## start Data section
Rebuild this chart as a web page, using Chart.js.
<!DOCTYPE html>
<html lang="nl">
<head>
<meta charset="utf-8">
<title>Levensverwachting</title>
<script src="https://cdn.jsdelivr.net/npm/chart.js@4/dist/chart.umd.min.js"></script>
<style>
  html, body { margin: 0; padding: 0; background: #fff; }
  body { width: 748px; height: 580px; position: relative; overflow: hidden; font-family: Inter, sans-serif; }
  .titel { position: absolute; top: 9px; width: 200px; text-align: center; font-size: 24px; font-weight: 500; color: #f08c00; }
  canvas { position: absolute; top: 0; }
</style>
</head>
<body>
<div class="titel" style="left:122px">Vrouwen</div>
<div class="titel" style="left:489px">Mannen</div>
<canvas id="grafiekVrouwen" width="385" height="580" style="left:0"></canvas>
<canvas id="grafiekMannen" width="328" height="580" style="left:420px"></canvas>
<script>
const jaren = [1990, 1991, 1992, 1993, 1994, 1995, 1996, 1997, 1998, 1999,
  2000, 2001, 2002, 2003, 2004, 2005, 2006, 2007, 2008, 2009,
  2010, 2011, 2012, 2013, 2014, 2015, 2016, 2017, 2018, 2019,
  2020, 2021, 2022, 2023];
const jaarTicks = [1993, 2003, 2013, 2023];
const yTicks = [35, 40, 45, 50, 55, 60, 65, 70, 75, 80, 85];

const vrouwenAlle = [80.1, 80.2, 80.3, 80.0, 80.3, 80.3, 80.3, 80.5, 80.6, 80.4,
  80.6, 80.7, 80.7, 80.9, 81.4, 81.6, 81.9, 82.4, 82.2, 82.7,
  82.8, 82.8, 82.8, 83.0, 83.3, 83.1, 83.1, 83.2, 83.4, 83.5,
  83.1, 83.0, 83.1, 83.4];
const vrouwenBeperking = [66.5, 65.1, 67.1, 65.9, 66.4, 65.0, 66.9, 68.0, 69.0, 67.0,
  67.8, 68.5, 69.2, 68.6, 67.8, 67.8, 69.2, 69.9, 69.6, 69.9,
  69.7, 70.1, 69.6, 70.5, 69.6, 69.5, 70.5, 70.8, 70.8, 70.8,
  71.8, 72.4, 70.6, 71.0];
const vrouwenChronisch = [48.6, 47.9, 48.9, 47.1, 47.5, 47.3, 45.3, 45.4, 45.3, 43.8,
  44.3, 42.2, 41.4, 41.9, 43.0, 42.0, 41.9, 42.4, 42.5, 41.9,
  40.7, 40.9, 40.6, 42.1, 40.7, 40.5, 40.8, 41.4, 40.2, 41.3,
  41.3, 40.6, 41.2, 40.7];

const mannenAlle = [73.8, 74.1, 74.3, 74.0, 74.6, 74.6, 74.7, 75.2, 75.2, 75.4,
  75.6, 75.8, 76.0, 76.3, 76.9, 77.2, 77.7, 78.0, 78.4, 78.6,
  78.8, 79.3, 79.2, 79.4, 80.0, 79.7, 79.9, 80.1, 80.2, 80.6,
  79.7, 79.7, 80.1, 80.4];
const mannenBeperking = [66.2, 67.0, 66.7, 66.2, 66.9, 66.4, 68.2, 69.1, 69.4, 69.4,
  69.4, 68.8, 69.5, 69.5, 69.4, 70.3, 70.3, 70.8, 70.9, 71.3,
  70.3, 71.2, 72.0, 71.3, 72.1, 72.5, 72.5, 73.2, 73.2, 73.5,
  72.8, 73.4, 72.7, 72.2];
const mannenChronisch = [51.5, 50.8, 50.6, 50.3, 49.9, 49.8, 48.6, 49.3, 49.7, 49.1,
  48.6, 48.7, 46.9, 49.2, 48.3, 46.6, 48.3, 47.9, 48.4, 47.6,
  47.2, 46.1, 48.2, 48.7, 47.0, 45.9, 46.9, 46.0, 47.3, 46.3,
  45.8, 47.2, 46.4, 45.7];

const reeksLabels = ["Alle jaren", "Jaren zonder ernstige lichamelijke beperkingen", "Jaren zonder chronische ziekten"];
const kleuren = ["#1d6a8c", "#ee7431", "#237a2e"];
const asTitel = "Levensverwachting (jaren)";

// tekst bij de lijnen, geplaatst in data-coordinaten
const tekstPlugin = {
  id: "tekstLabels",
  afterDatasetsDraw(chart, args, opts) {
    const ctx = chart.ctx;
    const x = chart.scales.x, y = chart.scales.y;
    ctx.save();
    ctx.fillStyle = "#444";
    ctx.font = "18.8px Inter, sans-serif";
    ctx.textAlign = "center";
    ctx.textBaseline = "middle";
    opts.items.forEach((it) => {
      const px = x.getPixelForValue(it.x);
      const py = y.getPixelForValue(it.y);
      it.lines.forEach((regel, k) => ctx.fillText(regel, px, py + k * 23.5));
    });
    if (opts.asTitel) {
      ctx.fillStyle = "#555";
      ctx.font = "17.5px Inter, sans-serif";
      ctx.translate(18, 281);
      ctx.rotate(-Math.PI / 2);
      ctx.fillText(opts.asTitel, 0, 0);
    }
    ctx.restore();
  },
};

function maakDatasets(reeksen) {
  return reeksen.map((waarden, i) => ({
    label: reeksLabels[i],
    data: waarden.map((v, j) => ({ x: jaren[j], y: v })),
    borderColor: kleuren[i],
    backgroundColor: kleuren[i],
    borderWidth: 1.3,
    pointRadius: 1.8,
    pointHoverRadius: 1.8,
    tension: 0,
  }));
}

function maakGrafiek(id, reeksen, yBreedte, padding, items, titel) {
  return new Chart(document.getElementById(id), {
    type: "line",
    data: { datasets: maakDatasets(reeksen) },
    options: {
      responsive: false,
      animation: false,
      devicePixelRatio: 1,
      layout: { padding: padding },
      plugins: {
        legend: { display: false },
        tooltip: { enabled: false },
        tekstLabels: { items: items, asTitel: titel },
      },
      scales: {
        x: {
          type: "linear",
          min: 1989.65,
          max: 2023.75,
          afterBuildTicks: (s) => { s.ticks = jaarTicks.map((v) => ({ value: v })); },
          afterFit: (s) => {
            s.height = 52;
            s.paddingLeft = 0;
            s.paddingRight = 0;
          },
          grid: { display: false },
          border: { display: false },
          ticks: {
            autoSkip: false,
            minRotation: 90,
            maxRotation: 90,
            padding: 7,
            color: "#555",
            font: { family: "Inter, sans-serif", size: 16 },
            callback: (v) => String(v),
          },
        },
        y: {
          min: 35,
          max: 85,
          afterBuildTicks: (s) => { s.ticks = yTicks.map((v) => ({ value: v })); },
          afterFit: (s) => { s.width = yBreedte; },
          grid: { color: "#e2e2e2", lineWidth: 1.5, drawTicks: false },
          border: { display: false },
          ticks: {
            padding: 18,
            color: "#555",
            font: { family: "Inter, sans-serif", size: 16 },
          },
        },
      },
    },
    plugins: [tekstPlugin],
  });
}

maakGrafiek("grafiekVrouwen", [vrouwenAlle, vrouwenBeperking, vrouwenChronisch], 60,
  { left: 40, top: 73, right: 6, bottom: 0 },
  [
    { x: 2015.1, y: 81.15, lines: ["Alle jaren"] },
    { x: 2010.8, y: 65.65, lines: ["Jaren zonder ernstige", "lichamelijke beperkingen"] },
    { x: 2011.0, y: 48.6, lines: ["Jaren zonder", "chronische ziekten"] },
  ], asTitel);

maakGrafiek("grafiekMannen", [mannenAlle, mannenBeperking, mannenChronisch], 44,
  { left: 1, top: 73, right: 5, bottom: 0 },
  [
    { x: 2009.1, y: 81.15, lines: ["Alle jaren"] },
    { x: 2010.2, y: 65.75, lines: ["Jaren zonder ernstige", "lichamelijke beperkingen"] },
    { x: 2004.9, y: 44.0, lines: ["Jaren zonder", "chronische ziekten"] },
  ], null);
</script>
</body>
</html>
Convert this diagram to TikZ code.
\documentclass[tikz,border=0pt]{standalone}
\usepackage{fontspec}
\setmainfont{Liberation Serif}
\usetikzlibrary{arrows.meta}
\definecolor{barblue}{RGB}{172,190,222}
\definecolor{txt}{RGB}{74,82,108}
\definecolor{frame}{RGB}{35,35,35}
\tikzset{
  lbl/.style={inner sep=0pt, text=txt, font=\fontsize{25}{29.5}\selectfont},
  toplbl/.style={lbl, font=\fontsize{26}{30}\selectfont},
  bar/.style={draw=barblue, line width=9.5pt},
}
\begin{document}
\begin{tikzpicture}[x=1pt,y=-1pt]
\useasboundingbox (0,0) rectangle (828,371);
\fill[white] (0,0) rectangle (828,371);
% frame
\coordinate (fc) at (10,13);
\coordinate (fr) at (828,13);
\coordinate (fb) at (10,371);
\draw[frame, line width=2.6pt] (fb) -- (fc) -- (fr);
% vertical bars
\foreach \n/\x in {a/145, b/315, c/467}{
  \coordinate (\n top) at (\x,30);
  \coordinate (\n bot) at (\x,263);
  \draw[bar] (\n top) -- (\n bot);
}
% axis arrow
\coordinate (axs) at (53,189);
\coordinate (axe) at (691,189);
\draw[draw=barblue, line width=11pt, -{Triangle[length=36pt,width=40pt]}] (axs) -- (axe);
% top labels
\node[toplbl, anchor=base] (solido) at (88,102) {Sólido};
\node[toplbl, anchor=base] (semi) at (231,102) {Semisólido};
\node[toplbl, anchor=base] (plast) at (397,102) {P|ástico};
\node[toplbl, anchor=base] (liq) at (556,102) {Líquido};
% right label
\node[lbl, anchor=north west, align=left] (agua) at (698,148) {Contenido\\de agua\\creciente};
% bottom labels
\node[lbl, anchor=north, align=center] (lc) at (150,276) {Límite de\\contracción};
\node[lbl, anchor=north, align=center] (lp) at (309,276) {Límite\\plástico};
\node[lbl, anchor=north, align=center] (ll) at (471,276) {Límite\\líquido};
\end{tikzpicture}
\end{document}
## end Data section
● The exercise: Go through the data above and find the lines with the word "this". Copy each of those lines.

● Response:
Rebuild this chart as a web page, using Chart.js.
Convert this diagram to TikZ code.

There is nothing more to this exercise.